An dieser Stelle rächt sich, dass man es im Verhandlungsprozess unterlassen hat, die Angler und ihre Regionalorganisationen “mitzunehmen”. Wohlgemerkt: es geht hier nicht um ein wenig Info-Kosmetik. Es geht um ehrliche Überzeugungsarbeit. Hierüber müssen sich DAV und VDSF einig sein und sie müssen das nach abgestimmten Regeln leisten. Geschieht dieses nicht, wird zumindest der VDSF als Verursacher der Krise zunehmend handlungsunfähig.

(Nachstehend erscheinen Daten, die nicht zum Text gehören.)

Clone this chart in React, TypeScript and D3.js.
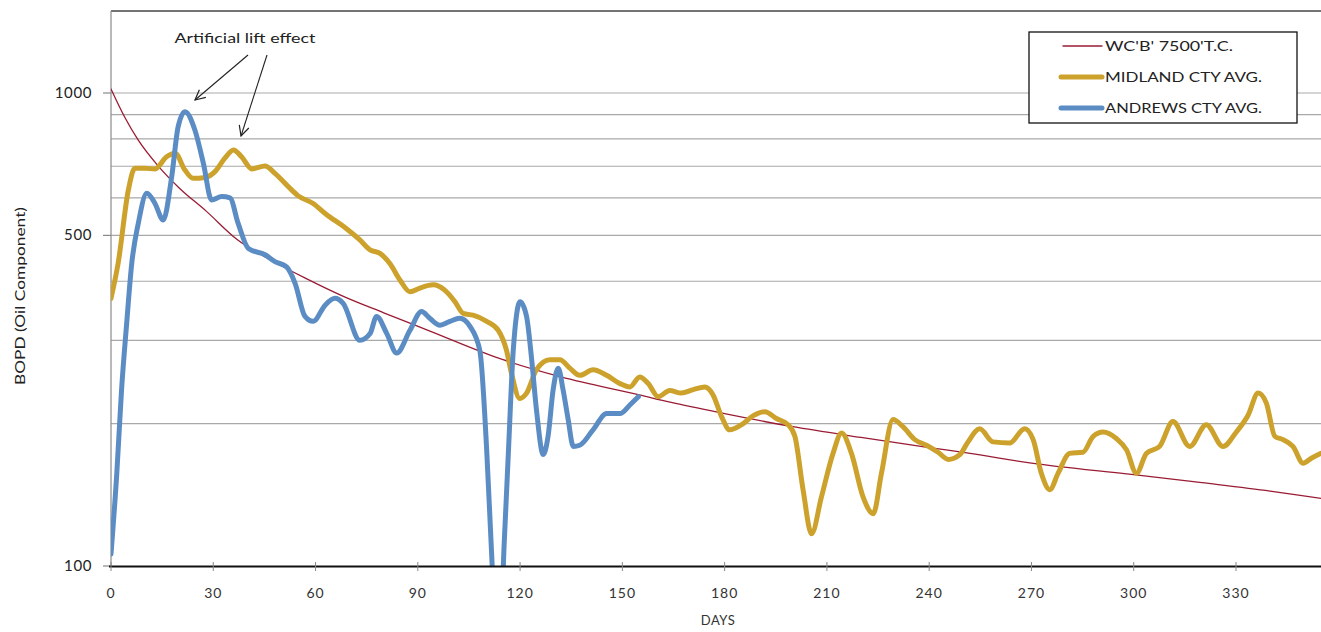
import React from 'react';
import { scaleLinear, scaleLog, line, curveMonotoneX } from 'd3';

// type curve (thin red)
const tcDays = [0, 4, 8, 14, 20, 28, 37, 47, 57, 68, 80, 93, 115, 132, 155, 164, 180, 200, 220, 240, 252, 270, 300, 320, 340, 355, 365];
const tcRate = [1020, 890, 795, 699, 630, 562, 490, 443, 406, 372, 343, 315, 273, 251, 230, 222, 210, 197, 187, 178, 173, 165, 156, 150, 144, 139, 136];

// Midland county average
const midDays = [0, 2.1, 5.1, 7, 10, 12.9, 16.3, 18.8, 21.7, 24.1, 27.6, 30.5, 33.4, 35.9, 38.3, 41.3, 45.2, 48.1, 52, 54.9, 59.3, 63, 69, 73, 76, 78.9, 81.8, 84.8, 87.7, 90.6, 94.5, 97.9, 100.9, 103.3, 106.2, 110.2, 113.6, 116, 117.5, 119.9, 121.9, 124.8, 128.7, 131.7, 134.6, 137.5, 141.4, 145.4, 149.3, 152.2, 155.1, 157.6, 160.5, 163.9, 167.3, 170.8, 174.2, 176.6, 179.1, 181.5, 185, 188.4, 191.8, 195.2, 198.6, 200.6, 203, 205.5, 208.4, 211.8, 214.3, 217.2, 220.6, 223.6, 226, 229.4, 232.3, 235.8, 239.2, 242.6, 245.6, 249, 251.4, 254.8, 258.7, 263.6, 268, 270.5, 272.9, 275.4, 277.8, 281.2, 285.1, 288.1, 291, 294.9, 297.9, 300.8, 303.7, 307.6, 311.5, 316.4, 321.3, 326.2, 330.1, 333.5, 336.5, 338.9, 341.4, 343.8, 346.7, 349.7, 352.1, 354.8];
const midRate = [368, 437, 624, 693, 693, 691, 733, 746, 687, 660, 663, 682, 728, 758, 733, 691, 701, 676, 634, 606, 584, 555, 517, 489, 466, 458, 436, 402, 380, 387, 393, 383, 362, 342, 339, 329, 315, 286, 255, 226, 232, 260, 273, 273, 262, 253, 260, 253, 243, 239, 251, 243, 228, 235, 232, 236, 239, 230, 207, 194, 199, 208, 212, 205, 199, 188, 145, 117, 140, 173, 191, 173, 140, 129, 157, 204, 197, 185, 180, 174, 168, 172, 183, 195, 183, 182, 195, 185, 157, 145, 157, 173, 174, 188, 192, 186, 176, 157, 173, 179, 202, 179, 199, 179, 192, 208, 232, 221, 188, 185, 179, 165, 169, 173];

// Andrews county average
const andDays = [0, 1.7, 3.1, 4.6, 6.1, 8, 10.5, 12.9, 15.3, 17.8, 19.7, 21.7, 24.6, 27.1, 29.5, 32.5, 34.9, 37.3, 40.3, 45.2, 48.1, 51.5, 54, 56.9, 59.3, 62.8, 65.7, 68.1, 73, 76, 77.9, 80.9, 83.8, 87.7, 91.1, 93.5, 96.5, 99.4, 102.3, 105.3, 108.2, 110.2, 111.6, 112.8, 114.3, 115.3, 116.6, 118, 120, 121.9, 123.4, 124.8, 126.8, 128.2, 129.7, 131.2, 132.6, 134.1, 135.6, 137.5, 141.4, 145.4, 149.3, 152.2, 154.7];
const andRate = [106, 157, 236, 326, 437, 530, 614, 584, 539, 665, 849, 913, 835, 710, 594, 604, 600, 530, 469, 455, 440, 429, 396, 337, 329, 356, 368, 359, 300, 310, 337, 310, 282, 315, 345, 334, 323, 329, 334, 321, 285, 176, 108, 75, 75, 110, 176, 286, 362, 337, 273, 214, 172, 188, 236, 262, 236, 204, 179, 180, 194, 210, 210, 219, 228];

const xTicks = [0, 30, 60, 90, 120, 150, 180, 210, 240, 270, 300, 330];
const yGrid = [200, 300, 400, 500, 600, 700, 800, 900, 1000];
const yLabels = [100, 500, 1000];

const seriesNames = ["WC'B' 7500'T.C.", 'MIDLAND CTY AVG.', 'ANDREWS CTY AVG.'];
const seriesColors = ['#9a1c34', '#cda22c', '#5b8dc4'];
const seriesWidths = [1.3, 5, 5];

const W = 1321;
const H = 632;
const left = 111;
const top = 11;
const bottom = 566;
const font = 'Lato, "Open Sans", sans-serif';

export default function App() {
  const x = scaleLinear().domain([0, 330]).range([left, 1236]);
  const y = scaleLog().domain([100, 1000]).range([bottom, 93]);

  const mk = line<[number, number]>()
    .x(d => x(d[0]))
    .y(d => y(d[1]))
    .curve(curveMonotoneX);

  const series = [
    tcDays.map((d, i) => [d, tcRate[i]] as [number, number]),
    midDays.map((d, i) => [d, midRate[i]] as [number, number]),
    andDays.map((d, i) => [d, andRate[i]] as [number, number]),
  ];

  const legX = 1029;
  const legY = 32;
  const legRows = [46, 77, 108];

  return (
    <svg width={W} height={H} style={{ position: 'absolute', left: 0, top: 0, background: '#fff' }} fontFamily={font}>
      <defs>
        <clipPath id="plot">
          <rect x={left} y={top} width={W - left} height={bottom - top} />
        </clipPath>
        <marker id="arr" viewBox="0 0 12 12" refX="11" refY="6" markerWidth="12" markerHeight="12" markerUnits="userSpaceOnUse" orient="auto">
          <path d="M1,1 L11,6 L1,11" fill="none" stroke="#222" strokeWidth={1.2} />
        </marker>
        <filter id="soft" x="-5%" y="-50%" width="110%" height="200%">
          <feGaussianBlur stdDeviation="2" />
        </filter>
      </defs>

      {/* grid */}
      {yGrid.map(v => (
        <line key={v} x1={left} x2={W} y1={y(v)} y2={y(v)} stroke="#a9a9a9" strokeWidth={1.2} />
      ))}
      <line x1={left} x2={W} y1={top} y2={top} stroke="#444" strokeWidth={1.5} />
      <line x1={left} x2={left} y1={top} y2={bottom} stroke="#8a8a8a" strokeWidth={1.2} />

      {/* y ticks + labels */}
      {yLabels.map(v => (
        <g key={v}>
          <line x1={103} x2={left} y1={y(v)} y2={y(v)} stroke="#8a8a8a" strokeWidth={1.2} />
          <text x={92} y={y(v) + 5} textAnchor="end" fontSize={15} letterSpacing={0.6} fill="#222">{v}</text>
        </g>
      ))}

      {/* series */}
      <g clipPath="url(#plot)">
        {series.map((s, i) => (
          <path key={i} d={mk(s) || ''} fill="none" stroke={seriesColors[i]} strokeWidth={seriesWidths[i]} strokeLinejoin="round" strokeLinecap="round" />
        ))}
      </g>

      {/* x axis */}
      <line x1={left} x2={W} y1={bottom + 4} y2={bottom + 4} stroke="#999" strokeWidth={4} filter="url(#soft)" opacity={0.6} />
      <line x1={left - 2} x2={W} y1={bottom + 0.5} y2={bottom + 0.5} stroke="#111" strokeWidth={2} />
      {xTicks.map(t => (
        <g key={t}>
          <line x1={x(t)} x2={x(t)} y1={bottom - 4} y2={bottom + 5} stroke="#888" strokeWidth={1} />
          <text x={x(t)} y={598} textAnchor="middle" fontSize={14} letterSpacing={1} fill="#333">{t}</text>
        </g>
      ))}

      <text x={718} y={625} textAnchor="middle" fontSize={13} letterSpacing={0.5} fill="#333">DAYS</text>
      <text transform="translate(25,296) rotate(-90)" textAnchor="middle" fontSize={14} textLength={178} lengthAdjust="spacingAndGlyphs" fill="#222">BOPD (Oil Component)</text>

      {/* annotation */}
      <text x={245} y={43} textAnchor="middle" fontSize={14} textLength={141} lengthAdjust="spacingAndGlyphs" fill="#222">Artificial lift effect</text>
      <line x1={248} y1={55} x2={195} y2={100} stroke="#222" strokeWidth={1.1} markerEnd="url(#arr)" />
      <line x1={267} y1={55} x2={241} y2={136} stroke="#222" strokeWidth={1.1} markerEnd="url(#arr)" />

      {/* legend */}
      <rect x={legX} y={legY} width={268} height={91} fill="#fff" stroke="#111" strokeWidth={1.3} />
      {seriesNames.map((n, i) => (
        <g key={n}>
          <line x1={i === 0 ? 1063 : 1061} x2={1102} y1={legRows[i]} y2={legRows[i]} stroke={seriesColors[i]} strokeWidth={seriesWidths[i]} strokeLinecap="round" />
          <text x={1105} y={legRows[i] + 5} fontSize={14} textLength={i === 0 ? 128 : 157} lengthAdjust="spacingAndGlyphs" fill="#222">{n}</text>
        </g>
      ))}
    </svg>
  );
}
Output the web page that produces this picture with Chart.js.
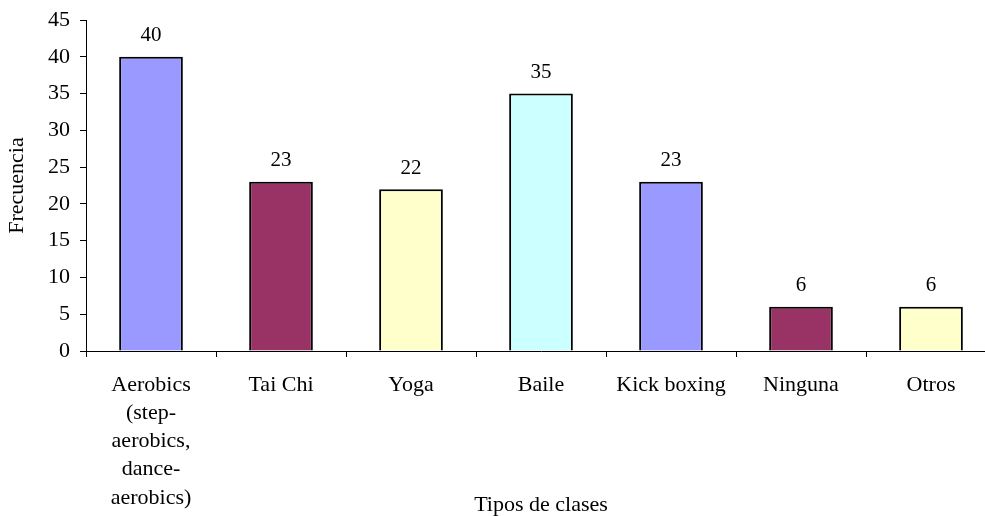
<!DOCTYPE html>
<html lang="es">
<head>
  <meta charset="UTF-8" />
  <title>Tipos de clases – Frecuencia</title>
  <script src="https://cdn.jsdelivr.net/npm/chart.js"></script>
  <style>
    html, body {
      margin: 0;
      padding: 0;
      background: #ffffff;
      overflow: hidden;
    }
    #grafico {
      display: block;
    }
  </style>
</head>
<body>
  <canvas id="grafico" width="1000" height="516"></canvas>

  <script>
    const categorias = [
      ['Aerobics', '(step-', 'aerobics,', 'dance-', 'aerobics)'],
      'Tai Chi',
      'Yoga',
      'Baile',
      'Kick boxing',
      'Ninguna',
      'Otros'
    ];
    const frecuencias = [40, 23, 22, 35, 23, 6, 6];
    const colores = ['#9999FF', '#993366', '#FFFFCC', '#CCFFFF', '#9999FF', '#993366', '#FFFFCC'];
    const ticksY = [0, 5, 10, 15, 20, 25, 30, 35, 40, 45];

    const fuente = 'Liberation Serif, Times New Roman, serif';

    // etiquetas con el valor encima de cada barra
    const etiquetasValor = {
      id: 'etiquetasValor',
      afterDatasetsDraw(chart) {
        const ctx = chart.ctx;
        const meta = chart.getDatasetMeta(0);
        ctx.save();
        ctx.font = '21px ' + fuente;
        ctx.fillStyle = '#000';
        ctx.textAlign = 'center';
        ctx.textBaseline = 'middle';
        meta.data.forEach((barra, i) => {
          ctx.fillText(String(frecuencias[i]), barra.x, barra.y - 21);
        });
        ctx.restore();
      }
    };

    new Chart(document.getElementById('grafico'), {
      type: 'bar',
      data: {
        labels: categorias,
        datasets: [{
          data: frecuencias,
          backgroundColor: colores,
          borderColor: '#000',
          borderWidth: 2,
          barPercentage: 0.49,
          categoryPercentage: 1
        }]
      },
      options: {
        responsive: false,
        animation: false,
        layout: { padding: { top: 20, right: 4, left: 0, bottom: 0 } },
        plugins: {
          legend: { display: false },
          tooltip: { enabled: false }
        },
        scales: {
          x: {
            grid: {
              display: true,
              drawOnChartArea: false,
              drawTicks: true,
              tickLength: 6,
              color: '#000',
              offset: true
            },
            border: { display: true, color: '#000', width: 1 },
            ticks: {
              color: '#000',
              font: { family: fuente, size: 22, lineHeight: 1.28 },
              padding: 14,
              maxRotation: 0,
              autoSkip: false
            },
            title: {
              display: true,
              text: 'Tipos de clases',
              color: '#000',
              font: { family: fuente, size: 22, lineHeight: 1.0 },
              padding: { top: 0, bottom: 0 }
            },
            afterFit(scale) {
              scale.height = 165;
              scale.paddingLeft = 0;
              scale.paddingRight = 0;
            }
          },
          y: {
            min: 0,
            max: 45,
            afterBuildTicks(scale) {
              scale.ticks = ticksY.map(v => ({ value: v }));
            },
            grid: {
              display: true,
              drawOnChartArea: false,
              drawTicks: true,
              tickLength: 6,
              color: '#000'
            },
            border: { display: true, color: '#000', width: 1 },
            ticks: {
              color: '#000',
              font: { family: fuente, size: 22 },
              padding: 10
            },
            title: {
              display: true,
              text: 'Frecuencia',
              color: '#000',
              font: { family: fuente, size: 22, lineHeight: 1.2 },
              padding: { top: 4, bottom: 0 }
            },
            afterFit(scale) {
              scale.width = 86;
              scale.paddingTop = 0;
              scale.paddingBottom = 0;
            }
          }
        }
      },
      plugins: [etiquetasValor]
    });
  </script>
</body>
</html>
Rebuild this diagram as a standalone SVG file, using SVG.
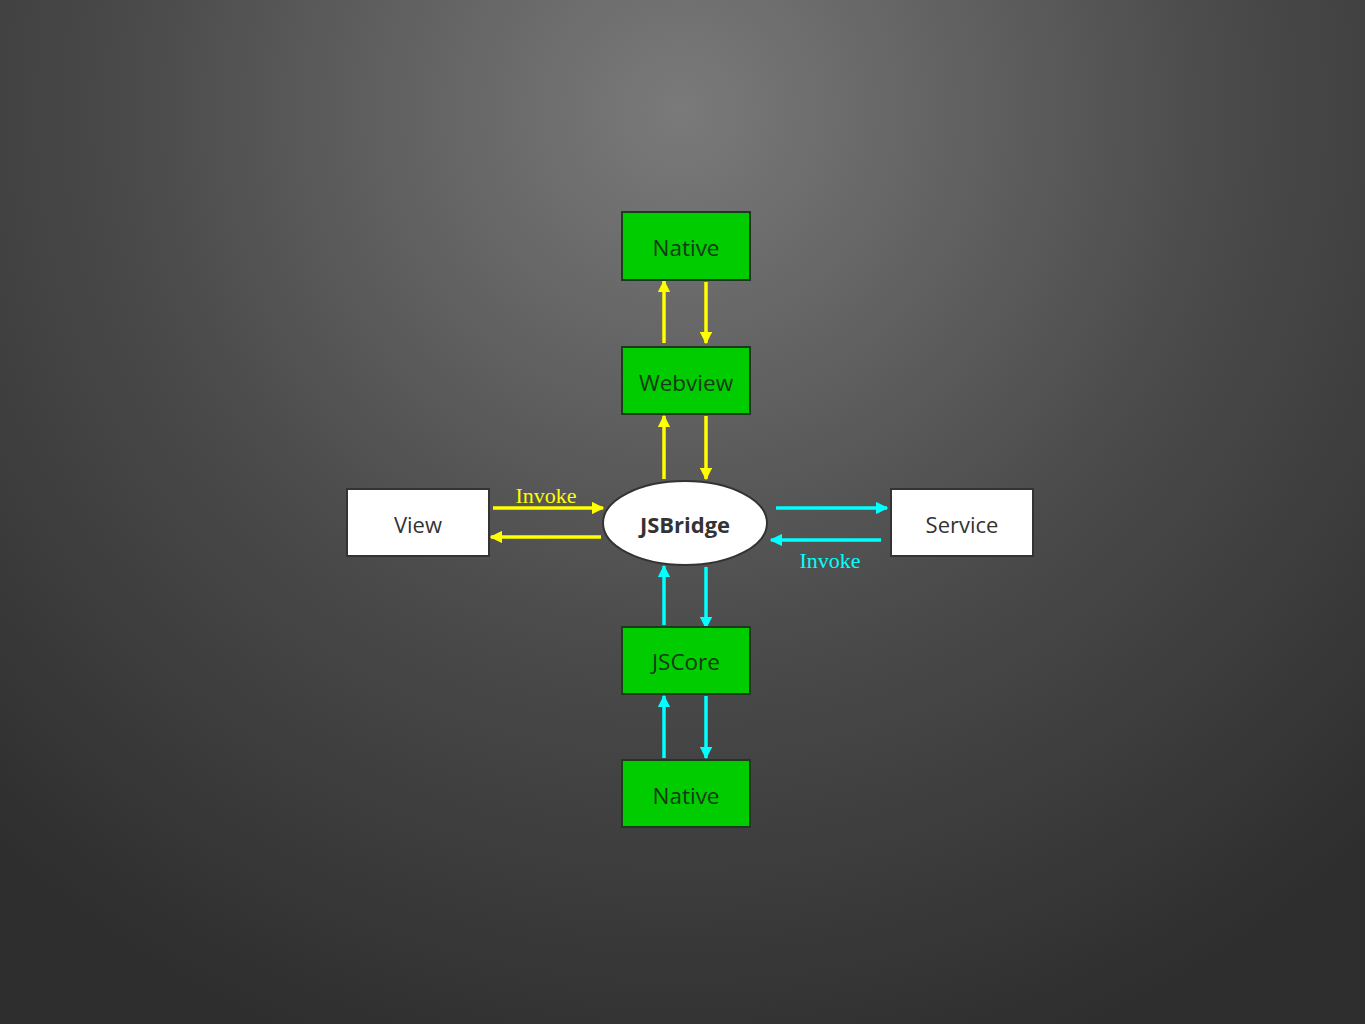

Jetzt, genau jetzt bedarf es eines starken, unmißverständlichen Signals seitens des VDSF in Richtung DAV und Anglerschaft. Ein Signal, das deutlich macht, dass man ein Zusammengehen wirklich will und dabei die Interessen der Anglerschaft, auch wenn es “Errungenschaften” des DAV sind, ernst nimmt und bestmöglich einbringt. Das kann kein launiges Schreiben sein. Da muss schon so etwas her wie eine außerordentliche Sitzung der Delegierten mit einem klaren Votum oder eine Art Ur-Abstimmung. (Ich weiß, dass die Satzung des VDSF das nicht vorsieht; aber sie verbietet es ja auch nicht.)

Ist man dazu nicht bereit, dann lässt man es eben mit der Fusion. Das sollte man dann allerdings auch klar sagen. Dabei muss man lästigerweise auch sagen, weswegen es nicht klappt. Dann bleibt es beim VDSF eben beim alten status quo, unnötiger Konkurrenz und beschränkter Lobbykraft. Präsidium und Landesverbände können sich so entscheiden.

Wir leben schließlich in einer Demokratie.